= SOURCE MATERIAL =

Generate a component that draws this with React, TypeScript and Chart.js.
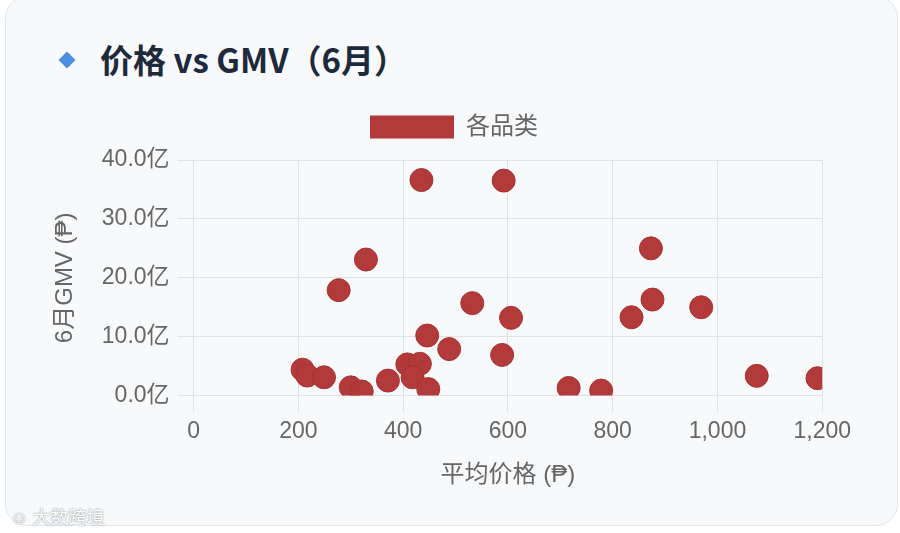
import React, { useEffect, useRef } from "react";
import { Chart, registerables } from "chart.js";

Chart.register(...registerables);

const prices: number[] = [435, 592, 329, 277, 532, 606, 589, 446, 488, 208, 217, 249, 300, 321, 371, 408, 432, 418, 448, 873, 876, 836, 969, 716, 778, 1075, 1191];
const gmv: number[] = [36.6, 36.5, 23.1, 17.9, 15.7, 13.2, 6.9, 10.2, 7.9, 4.4, 3.4, 3.1, 1.4, 0.7, 2.55, 5.3, 5.4, 3.1, 1.1, 25.0, 16.3, 13.3, 15.0, 1.3, 0.85, 3.35, 2.95];

const seriesLabel = "各品类";
const titleText = "价格 vs GMV（6月）";
const xTitle = "平均价格 (₱)";
const yTitle = "6月GMV (₱)";
const xTicks = { min: 0, max: 1200, step: 200 };
const yTicks = { min: 0, max: 40, step: 10 };

const pointColor = "#b23a3a";
const font = "'Liberation Sans', Arial, 'Noto Sans CJK SC', sans-serif";

const legendMargin = {
  id: "legendMargin",
  beforeInit(chart: any) {
    const orig = chart.legend.fit;
    chart.legend.fit = function () {
      orig.bind(chart.legend)();
      this.height += 11;
    };
  },
};

export default function App() {
  const ref = useRef<HTMLCanvasElement | null>(null);

  useEffect(() => {
    if (!ref.current) return;
    const chart = new Chart(ref.current, {
      type: "scatter",
      data: {
        datasets: [
          {
            label: seriesLabel,
            data: prices.map((p, i) => ({ x: p, y: gmv[i] })),
            backgroundColor: pointColor,
            borderColor: "#a63333",
            borderWidth: 1,
            pointRadius: 11.5,
            pointHoverRadius: 11.5,
          },
        ],
      },
      plugins: [legendMargin],
      options: {
        animation: false,
        responsive: true,
        maintainAspectRatio: false,
        layout: { padding: 0 },
        plugins: {
          legend: {
            display: true,
            labels: {
              boxWidth: 84,
              boxHeight: 23,
              color: "#666",
              padding: 12,
              font: { size: 24, family: font },
              generateLabels: () => [
                {
                  text: seriesLabel,
                  fillStyle: pointColor,
                  strokeStyle: pointColor,
                  fontColor: "#666",
                  lineWidth: 0,
                  hidden: false,
                  datasetIndex: 0,
                },
              ],
            },
          },
          tooltip: { enabled: false },
        },
        scales: {
          x: {
            type: "linear",
            min: xTicks.min,
            max: xTicks.max,
            ticks: {
              stepSize: xTicks.step,
              color: "#666",
              padding: 6,
              font: { size: 23, family: font },
              callback: (v: any) => Number(v).toLocaleString("en-US"),
            },
            grid: { color: "#dfe1e5", tickLength: 16 },
            border: { color: "#dfe1e5" },
            title: {
              display: true,
              text: xTitle,
              color: "#666",
              font: { size: 24, family: font },
              padding: { top: 10, bottom: 0 },
            },
          },
          y: {
            type: "linear",
            min: yTicks.min,
            max: yTicks.max,
            ticks: {
              stepSize: yTicks.step,
              color: "#666",
              padding: 8,
              font: { size: 23, family: font },
              callback: (v: any) => Number(v).toFixed(1) + "亿",
            },
            grid: { color: "#dfe1e5", tickLength: 16 },
            border: { color: "#dfe1e5" },
            title: {
              display: true,
              text: yTitle,
              color: "#666",
              font: { size: 24, family: font },
              padding: { top: 0, bottom: 14 },
            },
          },
        },
      },
    });
    return () => chart.destroy();
  }, []);

  return (
    <div style={{ position: "fixed", left: 0, top: 0, width: 900, height: 533, background: "#fff", overflow: "hidden" }}>
      <div
        style={{
          position: "absolute",
          left: 5,
          top: -4,
          width: 893,
          height: 530,
          background: "#f8f9fb",
          border: "1px solid #e4e6ea",
          borderRadius: 22,
          boxSizing: "border-box",
        }}
      />
      <div
        style={{
          position: "absolute",
          left: 61,
          top: 54,
          width: 12,
          height: 12,
          background: "#4a8fe0",
          transform: "rotate(45deg)",
        }}
      />
      <div
        style={{
          position: "absolute",
          left: 100,
          top: 36,
          fontFamily: "'Noto Sans CJK SC', 'Noto Sans', sans-serif",
          fontWeight: 700,
          fontSize: 33,
          lineHeight: "46px",
          color: "#1e2a3b",
          whiteSpace: "nowrap",
        }}
      >
        {titleText}
      </div>
      <div style={{ position: "absolute", left: 51, top: 103, width: 806, height: 387 }}>
        <canvas ref={ref} />
      </div>
      <div
        style={{
          position: "absolute",
          left: 10,
          top: 503,
          fontFamily: "'Noto Sans CJK SC', sans-serif",
          fontSize: 18,
          color: "#ffffff",
          textShadow: "0 0 2px #9aa0a8, 0 0 1px #9aa0a8",
          whiteSpace: "nowrap",
        }}
      >
        ☺ 大数跨境
      </div>
    </div>
  );
}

= JOB =
Transcribe the material as is, with images omitted.

= OUTPUT OF THE EXERCISE =
Generate a component that draws this with React, TypeScript and Chart.js.
import React, { useEffect, useRef } from "react";
import { Chart, registerables } from "chart.js";

Chart.register(...registerables);

const prices: number[] = [435, 592, 329, 277, 532, 606, 589, 446, 488, 208, 217, 249, 300, 321, 371, 408, 432, 418, 448, 873, 876, 836, 969, 716, 778, 1075, 1191];
const gmv: number[] = [36.6, 36.5, 23.1, 17.9, 15.7, 13.2, 6.9, 10.2, 7.9, 4.4, 3.4, 3.1, 1.4, 0.7, 2.55, 5.3, 5.4, 3.1, 1.1, 25.0, 16.3, 13.3, 15.0, 1.3, 0.85, 3.35, 2.95];

const seriesLabel = "各品类";
const titleText = "价格 vs GMV（6月）";
const xTitle = "平均价格 (₱)";
const yTitle = "6月GMV (₱)";
const xTicks = { min: 0, max: 1200, step: 200 };
const yTicks = { min: 0, max: 40, step: 10 };

const pointColor = "#b23a3a";
const font = "'Liberation Sans', Arial, 'Noto Sans CJK SC', sans-serif";

const legendMargin = {
  id: "legendMargin",
  beforeInit(chart: any) {
    const orig = chart.legend.fit;
    chart.legend.fit = function () {
      orig.bind(chart.legend)();
      this.height += 11;
    };
  },
};

export default function App() {
  const ref = useRef<HTMLCanvasElement | null>(null);

  useEffect(() => {
    if (!ref.current) return;
    const chart = new Chart(ref.current, {
      type: "scatter",
      data: {
        datasets: [
          {
            label: seriesLabel,
            data: prices.map((p, i) => ({ x: p, y: gmv[i] })),
            backgroundColor: pointColor,
            borderColor: "#a63333",
            borderWidth: 1,
            pointRadius: 11.5,
            pointHoverRadius: 11.5,
          },
        ],
      },
      plugins: [legendMargin],
      options: {
        animation: false,
        responsive: true,
        maintainAspectRatio: false,
        layout: { padding: 0 },
        plugins: {
          legend: {
            display: true,
            labels: {
              boxWidth: 84,
              boxHeight: 23,
              color: "#666",
              padding: 12,
              font: { size: 24, family: font },
              generateLabels: () => [
                {
                  text: seriesLabel,
                  fillStyle: pointColor,
                  strokeStyle: pointColor,
                  fontColor: "#666",
                  lineWidth: 0,
                  hidden: false,
                  datasetIndex: 0,
                },
              ],
            },
          },
          tooltip: { enabled: false },
        },
        scales: {
          x: {
            type: "linear",
            min: xTicks.min,
            max: xTicks.max,
            ticks: {
              stepSize: xTicks.step,
              color: "#666",
              padding: 6,
              font: { size: 23, family: font },
              callback: (v: any) => Number(v).toLocaleString("en-US"),
            },
            grid: { color: "#dfe1e5", tickLength: 16 },
            border: { color: "#dfe1e5" },
            title: {
              display: true,
              text: xTitle,
              color: "#666",
              font: { size: 24, family: font },
              padding: { top: 10, bottom: 0 },
            },
          },
          y: {
            type: "linear",
            min: yTicks.min,
            max: yTicks.max,
            ticks: {
              stepSize: yTicks.step,
              color: "#666",
              padding: 8,
              font: { size: 23, family: font },
              callback: (v: any) => Number(v).toFixed(1) + "亿",
            },
            grid: { color: "#dfe1e5", tickLength: 16 },
            border: { color: "#dfe1e5" },
            title: {
              display: true,
              text: yTitle,
              color: "#666",
              font: { size: 24, family: font },
              padding: { top: 0, bottom: 14 },
            },
          },
        },
      },
    });
    return () => chart.destroy();
  }, []);

  return (
    <div style={{ position: "fixed", left: 0, top: 0, width: 900, height: 533, background: "#fff", overflow: "hidden" }}>
      <div
        style={{
          position: "absolute",
          left: 5,
          top: -4,
          width: 893,
          height: 530,
          background: "#f8f9fb",
          border: "1px solid #e4e6ea",
          borderRadius: 22,
          boxSizing: "border-box",
        }}
      />
      <div
        style={{
          position: "absolute",
          left: 61,
          top: 54,
          width: 12,
          height: 12,
          background: "#4a8fe0",
          transform: "rotate(45deg)",
        }}
      />
      <div
        style={{
          position: "absolute",
          left: 100,
          top: 36,
          fontFamily: "'Noto Sans CJK SC', 'Noto Sans', sans-serif",
          fontWeight: 700,
          fontSize: 33,
          lineHeight: "46px",
          color: "#1e2a3b",
          whiteSpace: "nowrap",
        }}
      >
        {titleText}
      </div>
      <div style={{ position: "absolute", left: 51, top: 103, width: 806, height: 387 }}>
        <canvas ref={ref} />
      </div>
      <div
        style={{
          position: "absolute",
          left: 10,
          top: 503,
          fontFamily: "'Noto Sans CJK SC', sans-serif",
          fontSize: 18,
          color: "#ffffff",
          textShadow: "0 0 2px #9aa0a8, 0 0 1px #9aa0a8",
          whiteSpace: "nowrap",
        }}
      >
        ☺ 大数跨境
      </div>
    </div>
  );
}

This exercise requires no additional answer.